I have a simple Suki Kimono hack to share with you today! The Suki was primarily designed to be worn as an indoor dressing robe, but I have found it to be very versatile as I explore its possibilities as an everyday garment. This version is shorter and the front band has been simplified. With these changes, the Suki cover-up can be sewn in 1-2 hours! I love throwing this on for a little protection from the sun on a hot day or as a nice addition to a chic outfit in the evenings. Read on to discover how to make your own Suki cover-up!
The first thing you need to do is straighten the front of the Suki. You can use the grainline on the pattern piece to draw straight down from the top of the shoulder to the hem. Cut or fold the excess out of the way. I also shortened the kimono to about hip length, but if you want a longer kimono, you can leave it as-is!
Next, we have to lengthen the front band to match the length of our kimono. Since the band goes around the neck, it can be hard to tell how long to make it. I like to make the band extra long and then trim it to the correct length after I have pinned it to the kimono in the next step.
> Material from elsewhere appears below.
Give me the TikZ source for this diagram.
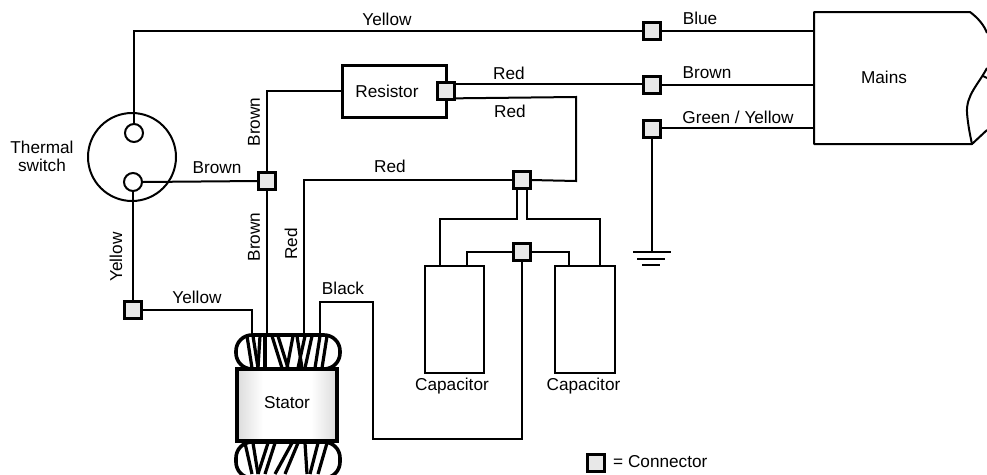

Once the robe is assembled, pin the front band to the kimono and check the length. You want the raw edge of the front band to sit 1/2″ up from the bottom of the robe, so you may need to trim off the end of the front band. If your band is too short at this point, you can trim the bottom of the robe or plan to do a wider hem.
Unpin the bottom of the front band and fold it together with right sides facing. Sew the end closed using a 1/2″ seam allowance. Clip the corner and turn the band right side out again.
Once you have finished the ends of the front band, it will sit 1″ up from the bottom of the robe. Sew the front band to the robe, finish the edge, and optionally edgestitch it to secure it in place.
Fold the hem up 1/2″ and then 1/2″ again and sew to complete your cover-up.
That’s it for creating a simple Suki cover-up! This was such a satisfying sew and it is really fun to wear. The day we took these pics it was really windy, which really added to the whole look in my humble opinion. If you’d like to give this pattern a try, you can grab the PDF of the Suki Kimono in my shop!
I hope you enjoyed this simple Suki hack! I am looking forward to making a fall Suki cover-up as well. Perhaps a longer version in a nice neutral tencel twill?